*RECORDED DATA:*
***

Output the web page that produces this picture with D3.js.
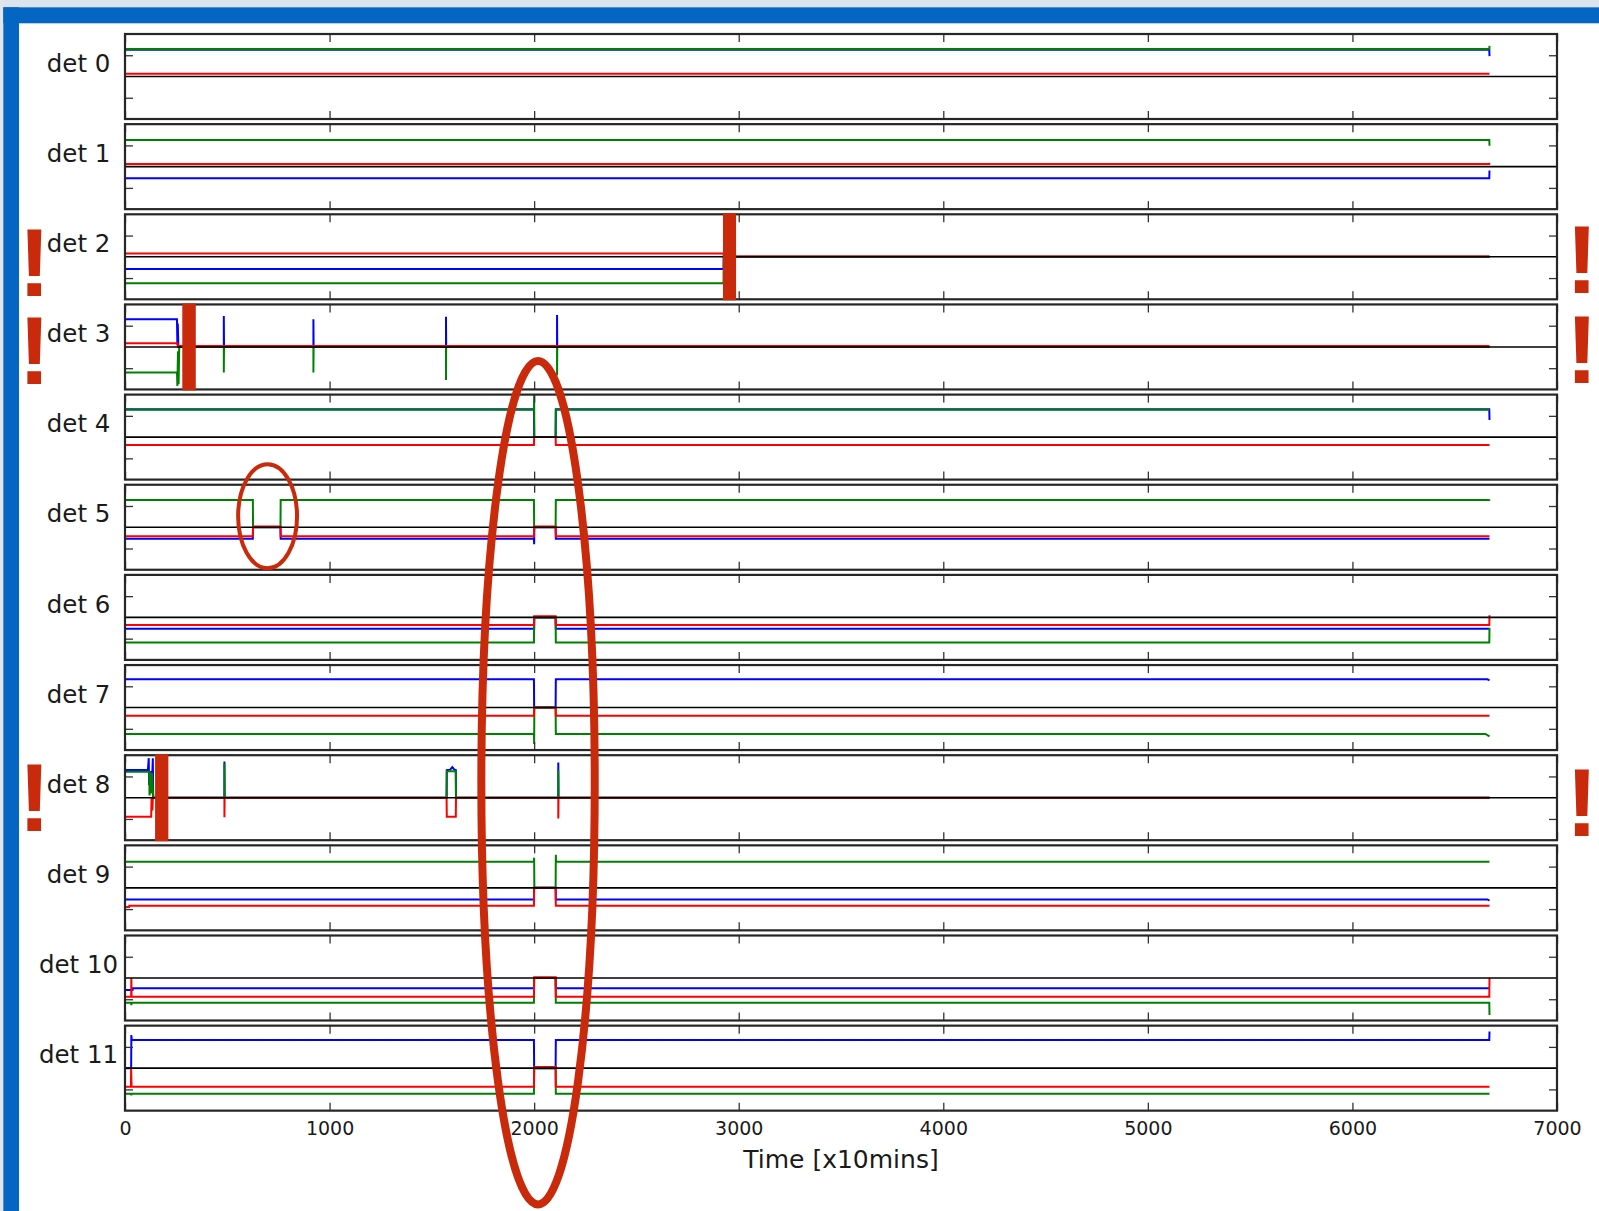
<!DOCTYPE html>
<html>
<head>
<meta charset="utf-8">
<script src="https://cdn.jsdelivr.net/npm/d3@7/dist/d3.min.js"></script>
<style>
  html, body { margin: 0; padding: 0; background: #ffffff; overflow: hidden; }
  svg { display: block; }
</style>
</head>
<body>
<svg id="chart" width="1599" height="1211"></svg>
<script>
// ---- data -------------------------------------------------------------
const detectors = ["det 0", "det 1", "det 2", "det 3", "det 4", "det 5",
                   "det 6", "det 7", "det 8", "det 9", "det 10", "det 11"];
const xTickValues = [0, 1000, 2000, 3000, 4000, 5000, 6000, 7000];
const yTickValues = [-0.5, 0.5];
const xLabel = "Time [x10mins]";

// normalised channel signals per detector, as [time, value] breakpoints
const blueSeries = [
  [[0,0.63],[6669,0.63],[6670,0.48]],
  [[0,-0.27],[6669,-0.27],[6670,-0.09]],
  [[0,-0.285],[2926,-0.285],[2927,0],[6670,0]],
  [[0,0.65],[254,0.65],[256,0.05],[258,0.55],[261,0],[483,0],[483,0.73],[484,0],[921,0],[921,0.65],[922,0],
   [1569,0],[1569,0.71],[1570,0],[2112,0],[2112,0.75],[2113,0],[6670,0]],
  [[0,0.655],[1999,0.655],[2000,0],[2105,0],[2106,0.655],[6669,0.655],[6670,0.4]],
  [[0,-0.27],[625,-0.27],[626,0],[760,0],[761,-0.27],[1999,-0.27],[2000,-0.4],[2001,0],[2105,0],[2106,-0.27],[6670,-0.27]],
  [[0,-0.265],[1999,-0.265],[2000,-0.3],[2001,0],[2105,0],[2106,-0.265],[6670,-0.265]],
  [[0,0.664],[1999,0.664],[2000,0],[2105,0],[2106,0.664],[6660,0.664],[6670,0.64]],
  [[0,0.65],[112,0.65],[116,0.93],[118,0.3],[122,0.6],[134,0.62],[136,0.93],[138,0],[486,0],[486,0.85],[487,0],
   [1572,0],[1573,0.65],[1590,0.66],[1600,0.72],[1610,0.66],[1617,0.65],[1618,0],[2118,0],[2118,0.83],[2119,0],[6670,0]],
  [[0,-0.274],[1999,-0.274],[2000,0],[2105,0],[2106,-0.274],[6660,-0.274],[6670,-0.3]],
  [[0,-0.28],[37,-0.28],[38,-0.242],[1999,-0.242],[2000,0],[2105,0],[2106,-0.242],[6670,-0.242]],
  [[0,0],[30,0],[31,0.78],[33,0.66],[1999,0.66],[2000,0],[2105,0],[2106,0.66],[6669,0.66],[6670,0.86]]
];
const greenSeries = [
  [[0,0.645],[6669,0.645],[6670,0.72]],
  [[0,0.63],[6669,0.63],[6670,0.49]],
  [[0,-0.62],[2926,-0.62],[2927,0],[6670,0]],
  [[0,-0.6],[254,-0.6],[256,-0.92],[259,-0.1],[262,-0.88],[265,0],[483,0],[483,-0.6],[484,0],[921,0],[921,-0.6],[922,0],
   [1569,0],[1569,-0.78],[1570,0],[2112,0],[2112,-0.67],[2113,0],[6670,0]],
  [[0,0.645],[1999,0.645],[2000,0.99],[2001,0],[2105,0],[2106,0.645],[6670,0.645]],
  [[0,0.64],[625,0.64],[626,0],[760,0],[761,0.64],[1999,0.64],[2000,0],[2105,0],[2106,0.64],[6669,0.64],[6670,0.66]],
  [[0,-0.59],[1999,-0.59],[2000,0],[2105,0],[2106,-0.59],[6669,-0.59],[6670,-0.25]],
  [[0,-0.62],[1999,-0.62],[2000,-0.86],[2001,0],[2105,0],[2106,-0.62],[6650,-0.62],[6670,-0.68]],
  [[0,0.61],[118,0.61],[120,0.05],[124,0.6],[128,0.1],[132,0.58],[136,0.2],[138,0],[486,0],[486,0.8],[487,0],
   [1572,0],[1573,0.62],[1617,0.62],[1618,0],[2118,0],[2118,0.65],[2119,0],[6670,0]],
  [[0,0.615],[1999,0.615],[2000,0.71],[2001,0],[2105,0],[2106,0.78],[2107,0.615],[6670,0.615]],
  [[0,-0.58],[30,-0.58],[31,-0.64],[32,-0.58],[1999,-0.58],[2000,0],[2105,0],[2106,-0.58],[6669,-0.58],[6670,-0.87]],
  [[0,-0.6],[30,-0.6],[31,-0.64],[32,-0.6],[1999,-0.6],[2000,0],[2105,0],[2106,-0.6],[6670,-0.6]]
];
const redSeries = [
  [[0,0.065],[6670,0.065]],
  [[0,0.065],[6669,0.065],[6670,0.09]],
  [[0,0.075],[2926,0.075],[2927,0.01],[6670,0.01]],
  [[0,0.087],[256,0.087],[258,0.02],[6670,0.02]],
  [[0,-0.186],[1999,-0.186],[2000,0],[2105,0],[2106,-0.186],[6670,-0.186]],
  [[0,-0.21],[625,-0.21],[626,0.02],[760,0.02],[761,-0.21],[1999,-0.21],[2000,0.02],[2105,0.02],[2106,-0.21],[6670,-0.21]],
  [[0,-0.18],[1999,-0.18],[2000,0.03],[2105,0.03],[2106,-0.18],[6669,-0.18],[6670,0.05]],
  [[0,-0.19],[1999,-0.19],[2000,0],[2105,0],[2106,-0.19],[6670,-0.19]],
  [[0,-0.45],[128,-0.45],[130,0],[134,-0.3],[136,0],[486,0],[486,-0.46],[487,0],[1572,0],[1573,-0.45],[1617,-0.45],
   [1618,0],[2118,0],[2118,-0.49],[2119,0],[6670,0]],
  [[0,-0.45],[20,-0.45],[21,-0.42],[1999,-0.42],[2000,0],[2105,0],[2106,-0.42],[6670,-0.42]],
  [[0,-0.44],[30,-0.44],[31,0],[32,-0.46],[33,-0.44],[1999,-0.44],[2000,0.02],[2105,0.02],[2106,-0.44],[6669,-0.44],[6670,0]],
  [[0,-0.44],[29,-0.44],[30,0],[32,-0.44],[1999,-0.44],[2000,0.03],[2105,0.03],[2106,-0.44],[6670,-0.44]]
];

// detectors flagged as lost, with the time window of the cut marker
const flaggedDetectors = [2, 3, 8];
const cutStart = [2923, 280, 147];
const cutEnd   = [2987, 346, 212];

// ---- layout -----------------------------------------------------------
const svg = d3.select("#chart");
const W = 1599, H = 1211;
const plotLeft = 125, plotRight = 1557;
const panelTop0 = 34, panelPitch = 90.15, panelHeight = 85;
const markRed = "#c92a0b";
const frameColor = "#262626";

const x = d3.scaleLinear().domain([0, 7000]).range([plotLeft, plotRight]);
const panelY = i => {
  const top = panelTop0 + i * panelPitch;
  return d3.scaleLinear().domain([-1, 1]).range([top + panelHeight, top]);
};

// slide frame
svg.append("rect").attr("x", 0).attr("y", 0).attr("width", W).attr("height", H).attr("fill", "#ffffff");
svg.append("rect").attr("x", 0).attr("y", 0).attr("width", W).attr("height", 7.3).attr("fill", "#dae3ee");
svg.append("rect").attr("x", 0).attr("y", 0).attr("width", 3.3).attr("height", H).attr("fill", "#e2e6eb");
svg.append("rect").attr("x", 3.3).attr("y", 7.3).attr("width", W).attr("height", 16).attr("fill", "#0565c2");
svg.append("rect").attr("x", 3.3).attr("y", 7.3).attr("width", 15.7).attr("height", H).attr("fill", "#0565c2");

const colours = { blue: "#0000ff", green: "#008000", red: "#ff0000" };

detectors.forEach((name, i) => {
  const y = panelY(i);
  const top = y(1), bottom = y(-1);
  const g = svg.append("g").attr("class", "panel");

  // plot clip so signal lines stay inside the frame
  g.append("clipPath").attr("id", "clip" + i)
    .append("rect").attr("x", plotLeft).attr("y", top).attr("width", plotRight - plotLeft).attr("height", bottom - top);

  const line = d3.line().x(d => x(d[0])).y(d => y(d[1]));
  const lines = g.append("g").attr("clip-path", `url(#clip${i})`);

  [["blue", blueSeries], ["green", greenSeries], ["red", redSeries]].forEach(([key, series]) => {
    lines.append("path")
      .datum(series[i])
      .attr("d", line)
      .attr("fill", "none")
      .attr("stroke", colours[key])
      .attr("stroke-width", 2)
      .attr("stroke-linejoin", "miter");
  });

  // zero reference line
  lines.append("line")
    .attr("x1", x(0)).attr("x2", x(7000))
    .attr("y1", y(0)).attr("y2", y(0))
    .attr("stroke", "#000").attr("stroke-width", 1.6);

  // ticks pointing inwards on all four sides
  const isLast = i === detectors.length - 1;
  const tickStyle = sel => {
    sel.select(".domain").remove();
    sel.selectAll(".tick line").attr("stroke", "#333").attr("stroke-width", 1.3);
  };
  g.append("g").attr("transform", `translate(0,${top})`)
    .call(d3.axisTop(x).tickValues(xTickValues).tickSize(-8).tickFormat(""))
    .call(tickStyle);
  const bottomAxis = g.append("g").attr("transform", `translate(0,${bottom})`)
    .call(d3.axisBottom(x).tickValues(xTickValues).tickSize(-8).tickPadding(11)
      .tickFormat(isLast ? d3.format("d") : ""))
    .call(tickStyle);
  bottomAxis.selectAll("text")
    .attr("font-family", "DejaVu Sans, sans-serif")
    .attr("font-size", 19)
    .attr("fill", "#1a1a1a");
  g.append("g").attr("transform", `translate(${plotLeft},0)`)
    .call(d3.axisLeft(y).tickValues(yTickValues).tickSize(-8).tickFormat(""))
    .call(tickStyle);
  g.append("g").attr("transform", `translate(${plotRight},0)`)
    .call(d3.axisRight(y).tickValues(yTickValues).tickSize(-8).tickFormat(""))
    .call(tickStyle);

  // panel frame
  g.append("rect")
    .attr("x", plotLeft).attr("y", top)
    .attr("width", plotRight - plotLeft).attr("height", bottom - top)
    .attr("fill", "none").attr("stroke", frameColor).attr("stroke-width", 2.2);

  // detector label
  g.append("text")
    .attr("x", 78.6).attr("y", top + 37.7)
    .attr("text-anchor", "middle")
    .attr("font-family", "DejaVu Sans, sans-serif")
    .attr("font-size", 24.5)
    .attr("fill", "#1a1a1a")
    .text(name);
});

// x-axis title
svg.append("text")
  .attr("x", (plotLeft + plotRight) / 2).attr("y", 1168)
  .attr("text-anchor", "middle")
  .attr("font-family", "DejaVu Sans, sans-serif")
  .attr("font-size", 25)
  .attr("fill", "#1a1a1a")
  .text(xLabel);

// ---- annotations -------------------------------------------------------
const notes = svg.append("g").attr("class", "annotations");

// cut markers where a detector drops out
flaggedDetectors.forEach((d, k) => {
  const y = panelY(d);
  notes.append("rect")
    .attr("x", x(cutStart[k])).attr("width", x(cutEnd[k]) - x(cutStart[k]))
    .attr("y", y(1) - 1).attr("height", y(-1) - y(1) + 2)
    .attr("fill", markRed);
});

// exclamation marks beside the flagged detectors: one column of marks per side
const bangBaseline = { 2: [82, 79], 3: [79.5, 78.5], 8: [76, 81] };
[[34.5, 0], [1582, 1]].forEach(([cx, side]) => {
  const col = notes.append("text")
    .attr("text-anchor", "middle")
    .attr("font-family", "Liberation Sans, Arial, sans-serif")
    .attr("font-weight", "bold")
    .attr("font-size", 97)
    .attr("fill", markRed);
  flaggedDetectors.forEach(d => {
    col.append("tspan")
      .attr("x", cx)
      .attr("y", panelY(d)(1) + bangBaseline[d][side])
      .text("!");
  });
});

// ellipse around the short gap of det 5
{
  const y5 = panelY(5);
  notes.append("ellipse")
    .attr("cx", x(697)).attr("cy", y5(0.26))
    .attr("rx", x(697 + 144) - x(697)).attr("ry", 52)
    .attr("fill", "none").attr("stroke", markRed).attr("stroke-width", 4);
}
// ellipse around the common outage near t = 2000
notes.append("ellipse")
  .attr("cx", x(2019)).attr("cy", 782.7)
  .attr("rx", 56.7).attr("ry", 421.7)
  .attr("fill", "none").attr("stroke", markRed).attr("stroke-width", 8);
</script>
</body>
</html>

***

*GIVEN REQUEST:*
Lines containing the word "with" must all be returned from the material above.

*SOLVED PROBLEM:*
Output the web page that produces this picture with D3.js.
// detectors flagged as lost, with the time window of the cut marker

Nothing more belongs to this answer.